When we had our first set of snow days in January, I sat down at my computer.  I started looking for something. I wasn't quite sure what it was that I was looking for...but I found it!  I found a website that referred to something called EdCampHOME. (Thanks @LS_Karl for helping put it together) Like everything else in life, I was 2 days late!  BUT, what I did find were archives of the Google Hangouts that I could watch like I was there. Fascinating!!!

So I curled up with my fav blanket and started watching. Taking notes on all the people they referenced and resources that were available. I noticed that they seemed like they had the same passions I did. Then I watched an archive that I really didn't think would help me because I am not a social media type of girl. I am fairly private in my personal life. Man was I wrong about the need for the idea they presented on that video!

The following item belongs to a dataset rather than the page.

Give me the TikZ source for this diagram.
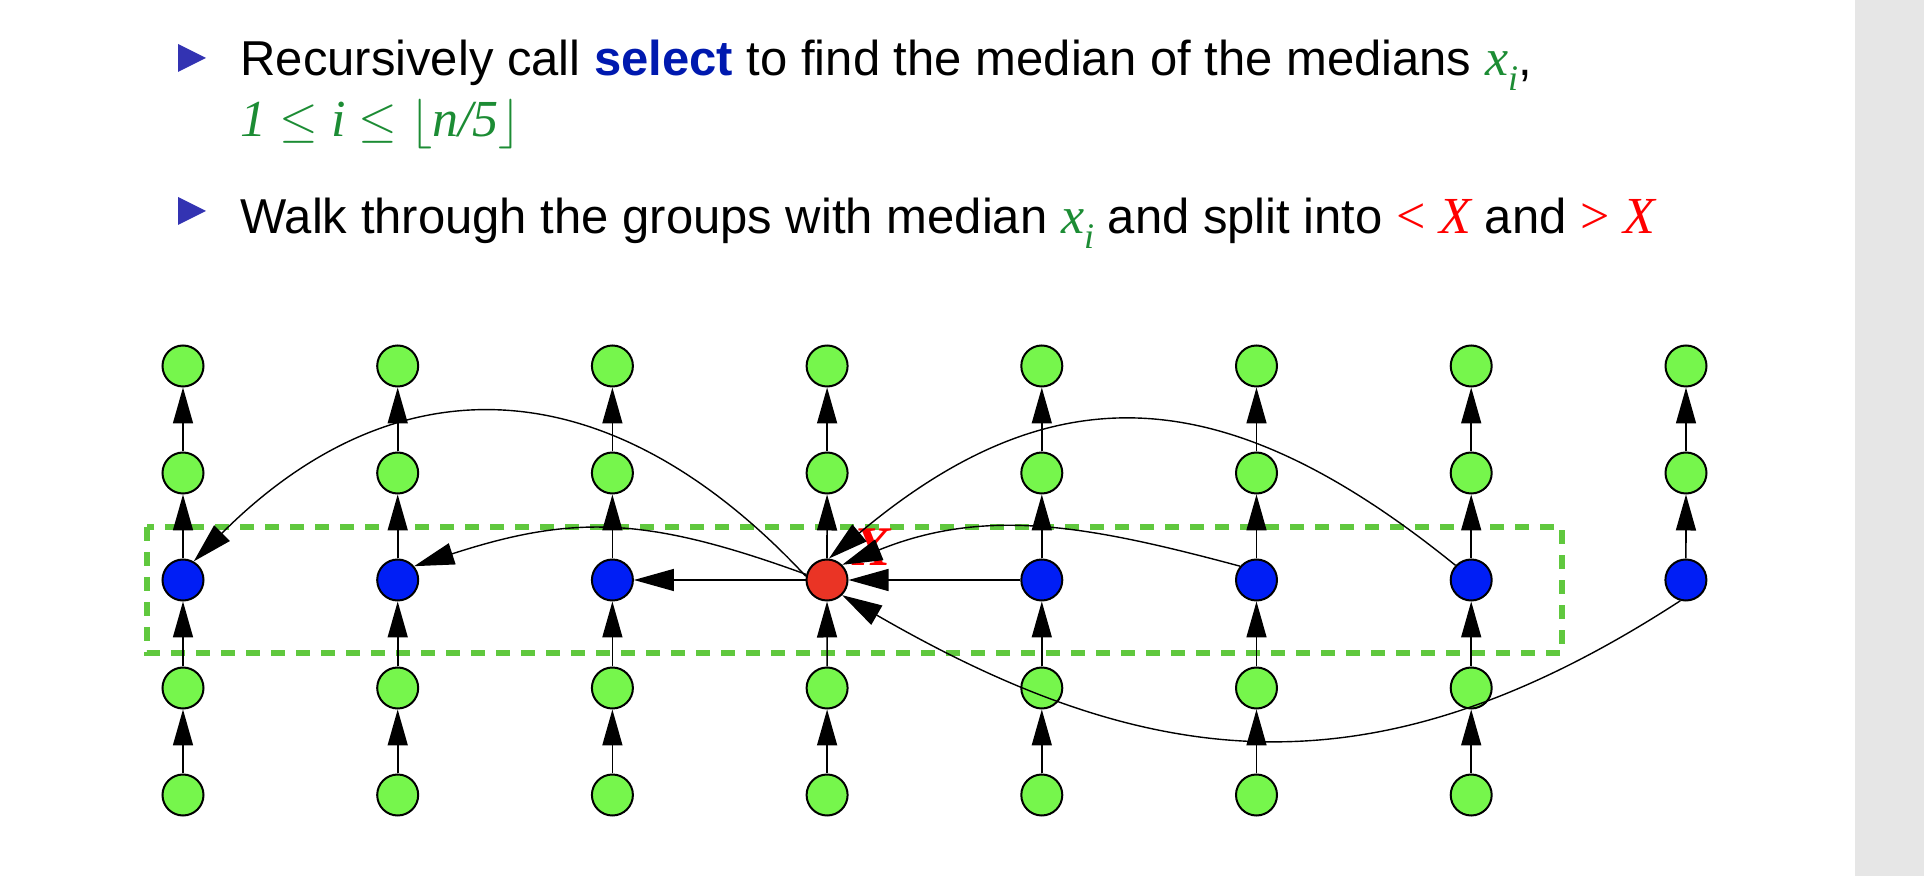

I don't remember who was in that session, one may have been @MsVictoriaOlson, but it changed the world for me!  It was about Twitter. I had an account that I made years before, like we all do, and I had "tweeted" out assignments (before I started using Remind101) to my students. That idea for the use of Twitter totally morphed into something amazing that day!  I feverishly started trying to understand and use this new tool. Totally clueless, but with reckless abandon, I started trying to understand this hashtag thing. So many tweeps tried to help me! 

Then someone re-tweeted a google doc (http://goo.gl/oqHneq) and it was on. This doc contained the hashtags, days of the week and times that Twitter chats were run by inspiring teachers in any subject area you could want!  

I took the Leap and refuse to turn back!  The educators that I have connected with have the same passion as I do for educating students and more!  I found a world where my ideas are normal! And other teachers push my thinking again and again! It has led to so many fabulous people and opportunities to grow as a person in the last six months than my last 45 years on this earth!  It is such a great place to be!